Why Vendor-Native NAC Hits Structural Limits
The access layer already exists inside major portfolios:
- Cisco: ISE
- HP Aruba: ClearPass
- Fortinet: FortiNAC
The issue is not missing capability. It is structural dependency. These NAC platforms assume tight coupling to their own switches, wireless controllers, and network OS. In environments with heterogeneous vendors, legacy infrastructure, and mixed operational realities, they struggle to consistently enforce and explain access reality at OS scale. The limitation is architectural, not technical.
Does This Structure Work in Practice and What Is NAC’s Role in the OS Era?

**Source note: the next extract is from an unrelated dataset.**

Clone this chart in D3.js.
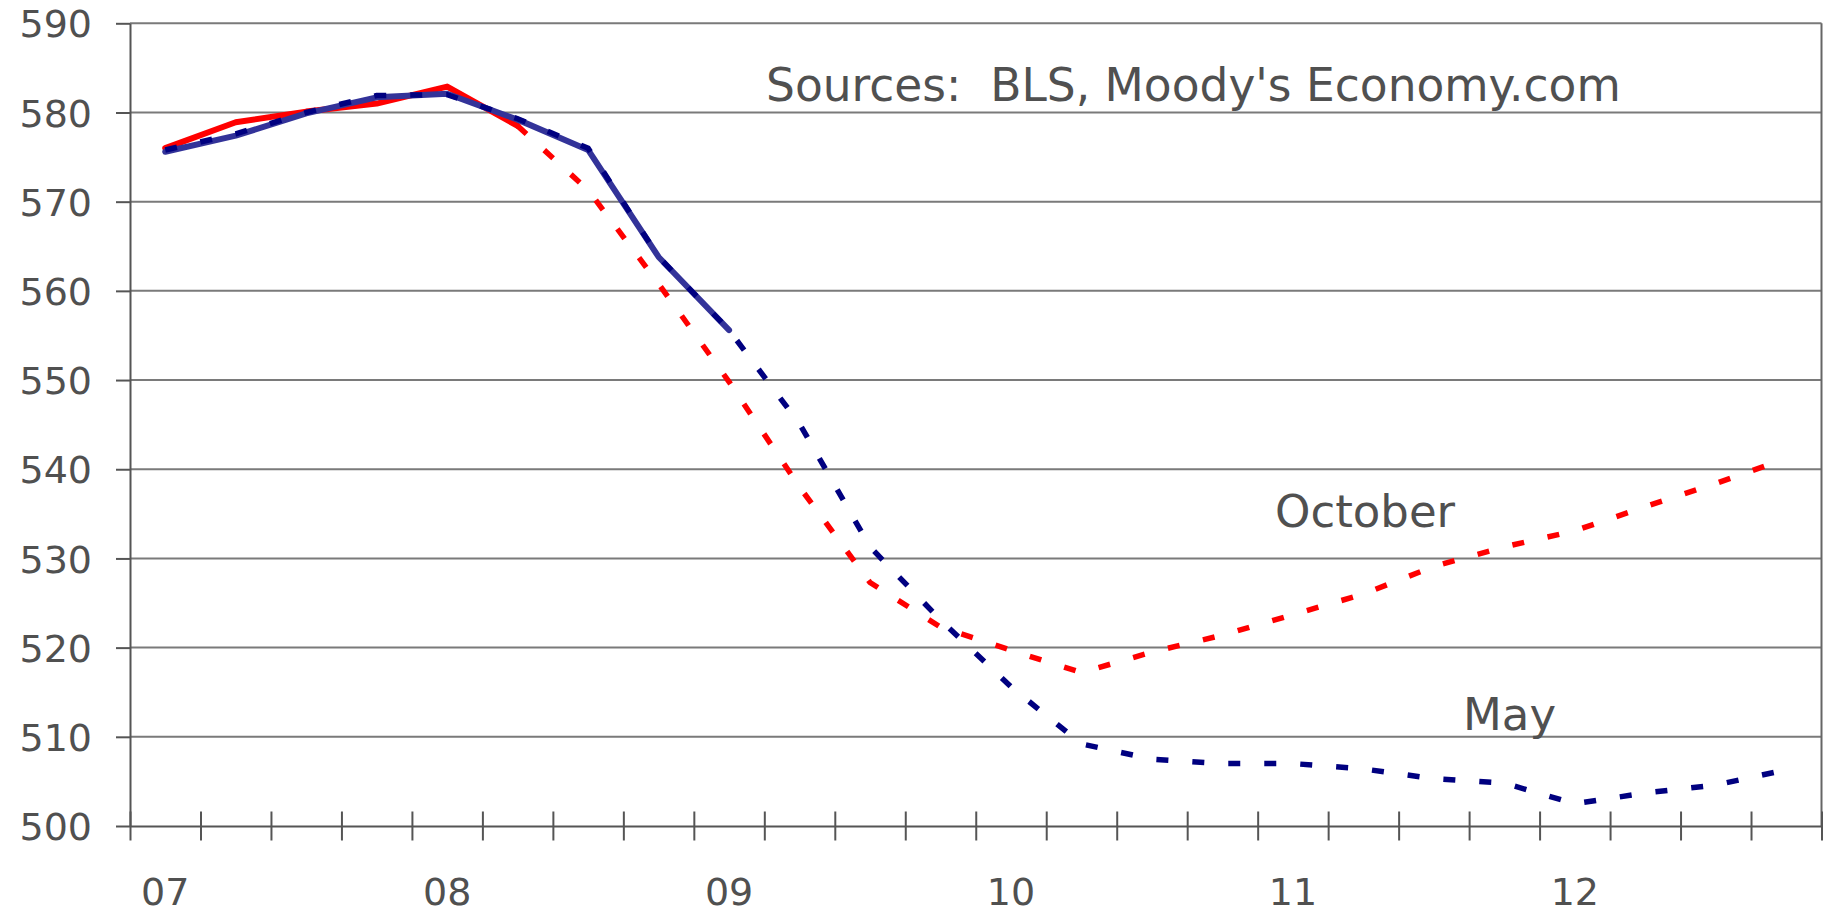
<!DOCTYPE html>
<html>
<head>
<meta charset="utf-8">
<script src="https://d3js.org/d3.v7.min.js"></script>
<style>
  body { margin: 0; background: #fff; }
  svg { display: block; }
  .axis text { font-family: "DejaVu Sans", Verdana, sans-serif; font-size: 38px; fill: #505050; }
  .axis path, .axis line { stroke: #555; stroke-width: 2; }
  .grid line { stroke: #7a7a7a; stroke-width: 2; }
  .note { font-family: "DejaVu Sans", Verdana, sans-serif; font-size: 45px; fill: #505050; white-space: pre; }
</style>
</head>
<body>
<svg id="chart" width="1824" height="910"></svg>
<script>
// quarters 2007Q1 .. 2012Q4
var quarters = ["07Q1","07Q2","07Q3","07Q4","08Q1","08Q2","08Q3","08Q4",
                "09Q1","09Q2","09Q3","09Q4","10Q1","10Q2","10Q3","10Q4",
                "11Q1","11Q2","11Q3","11Q4","12Q1","12Q2","12Q3","12Q4"];
var yearLabels = ["07","08","09","10","11","12"];
var yTicks = [500, 510, 520, 530, 540, 550, 560, 570, 580, 590];

// history (solid) and forecast (dashed)
var mayActual = [575.6, 577.4, 579.9, 581.7, 582.1, 579.2, 575.8, 563.8, 555.6];
var mayForecast = [575.8, 577.6, 580.0, 581.9, 582.0, 579.3, 576.0, 563.8, 555.6,
                   545.1, 531.3, 523.1, 515.6, 509.2, 507.5, 507.0, 507.0, 506.4,
                   505.3, 504.8, 502.5, 503.7, 504.6, 506.3];
var octActual = [576.0, 578.9, 580.1, 581.0, 582.9, 578.5];
var octForecast = [null, null, null, null, null, 578.5, 571.3, 560.8, 549.8,
                   538.0, 527.3, 522.3, 519.7, 517.2, 519.5, 521.4, 523.7, 526.0,
                   529.1, 531.3, 533.1, 535.8, 538.4, 541.2];

var plotLeft = 130, plotRight = 1821.5, plotTop = 23.3, plotBottom = 826;

var svg = d3.select("#chart");

var x = d3.scaleBand().domain(quarters).range([plotLeft, plotRight]).padding(0);
var xEdge = d3.scaleLinear().domain([0, quarters.length]).range([plotLeft, plotRight]);
var y = d3.scaleLinear().domain([500, 590]).range([plotBottom, plotTop]);

var cx = function(i) { return x(quarters[i]) + x.bandwidth() / 2; };

// horizontal grid
svg.append("g").attr("class", "grid")
  .selectAll("line")
  .data(yTicks.filter(function(d) { return d > 500; }))
  .join("line")
  .attr("x1", plotLeft).attr("x2", plotRight)
  .attr("y1", function(d) { return y(d); })
  .attr("y2", function(d) { return y(d); });

// right border
svg.append("line")
  .attr("x1", plotRight).attr("x2", plotRight)
  .attr("y1", plotTop).attr("y2", plotBottom)
  .attr("stroke", "#666").attr("stroke-width", 2);

// y axis
var yAxis = svg.append("g").attr("class", "axis")
  .attr("transform", "translate(" + plotLeft + ",0)")
  .call(d3.axisLeft(y).tickValues(yTicks).tickSize(14).tickSizeOuter(0).tickPadding(24));
yAxis.selectAll("text").attr("dy", "0.36em");

// x axis: ticks on quarter boundaries, crossing the line
var xAxis = svg.append("g").attr("class", "axis")
  .attr("transform", "translate(0," + plotBottom + ")")
  .call(d3.axisBottom(xEdge).tickValues(d3.range(quarters.length + 1)).tickSizeOuter(0).tickFormat(""));
xAxis.selectAll(".tick line").attr("y1", -14.5).attr("y2", 14.5);

svg.append("g").attr("class", "axis")
  .selectAll("text")
  .data(yearLabels)
  .join("text")
  .attr("x", function(d, i) { return cx(i * 4); })
  .attr("y", 905)
  .attr("text-anchor", "middle")
  .text(function(d) { return d; });

// series
var line = d3.line()
  .defined(function(d) { return d != null; })
  .x(function(d, i) { return cx(i); })
  .y(function(d) { return y(d); });

svg.append("path").datum(octActual)
  .attr("d", line).attr("fill", "none")
  .attr("stroke", "#ff0000").attr("stroke-width", 6)
  .attr("stroke-linejoin", "round").attr("stroke-linecap", "round");

svg.append("path").datum(mayActual)
  .attr("d", line).attr("fill", "none")
  .attr("stroke", "#333399").attr("stroke-width", 6)
  .attr("stroke-linejoin", "round").attr("stroke-linecap", "round");

svg.append("path").datum(mayForecast)
  .attr("d", line).attr("fill", "none")
  .attr("stroke", "#000080").attr("stroke-width", 5.5)
  .attr("stroke-dasharray", "12,24");

svg.append("path").datum(octForecast)
  .attr("d", line).attr("fill", "none")
  .attr("stroke", "#ff0000").attr("stroke-width", 5.5)
  .attr("stroke-dasharray", "12,24");

// notes
svg.append("text").attr("class", "note")
  .attr("x", 766).attr("y", 101)
  .style("font-size", "45.5px")
  .text("Sources:  BLS, Moody's Economy.com");
svg.append("text").attr("class", "note")
  .attr("x", 1275).attr("y", 527)
  .text("October");
svg.append("text").attr("class", "note")
  .attr("x", 1463).attr("y", 730)
  .text("May");
</script>
</body>
</html>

Whether this model works in reality is already observable. Genians recorded over 35% customer growth in the Americas in 2025, with continued year-over-year expansion in the Middle East. This reflects more than short-term momentum. It reflects the extension of experience, built over two decades of operating NAC in high-density, regulation-heavy environments, into new regions.
That expansion is possible because NAC is treated not as a device that disrupts the network, but as a structure that observes reality and accumulates evidence. Genians’ NAC does not intercept traffic inline or force changes to existing switch or VLAN designs.

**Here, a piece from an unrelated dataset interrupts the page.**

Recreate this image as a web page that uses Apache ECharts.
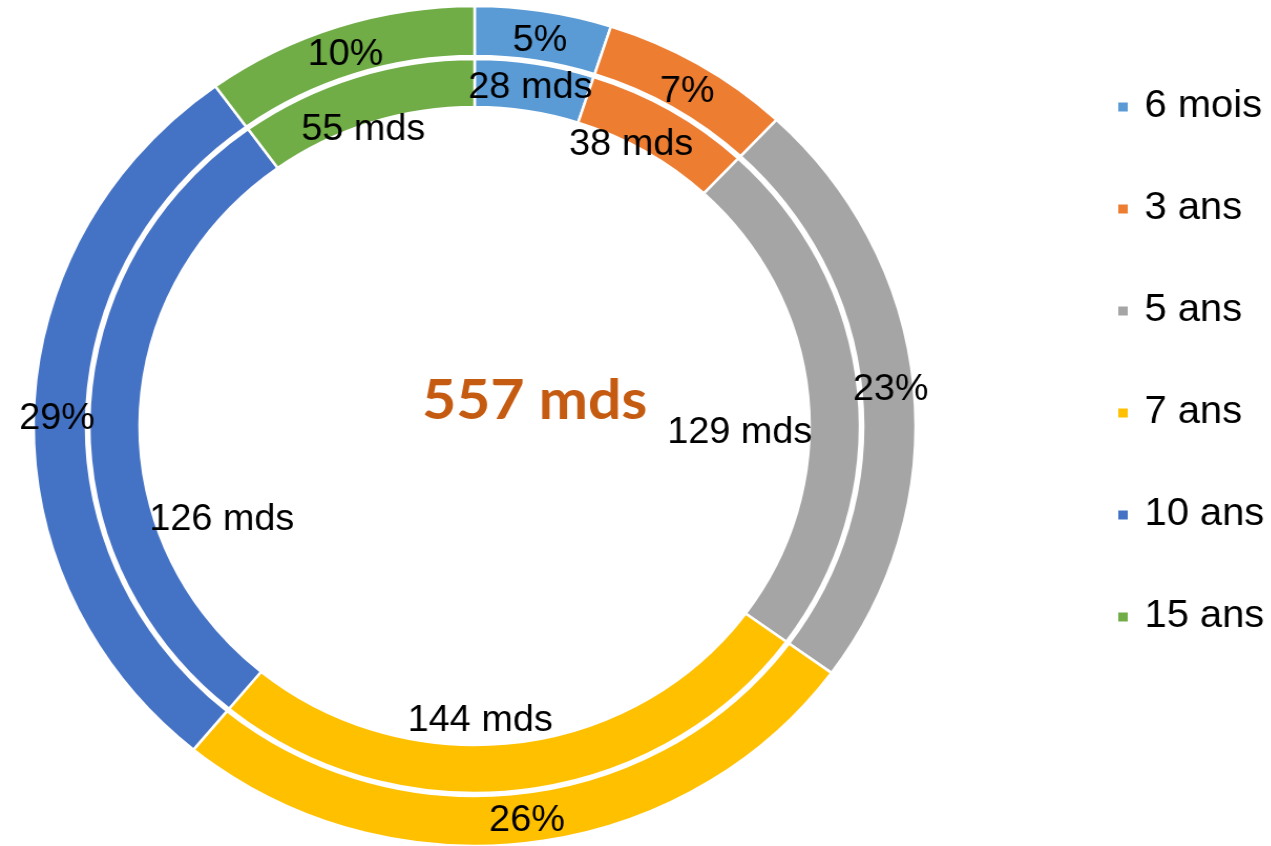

- State observed and recorded at the moment of connection
- Enforcement expanded only when necessary, step by step
This non-intrusive design preserves network stability while still answering a critical question:
Who connected, in what state, and when?
This clarifies NAC’s role. NAC does not replace the OS. Instead, it prevents the OS from misinterpreting reality. The competition ahead is not between operating systems, but between operating systems combined with a Reality Control Plane. That reality, particularly at the moment of connection, remains only partially owned.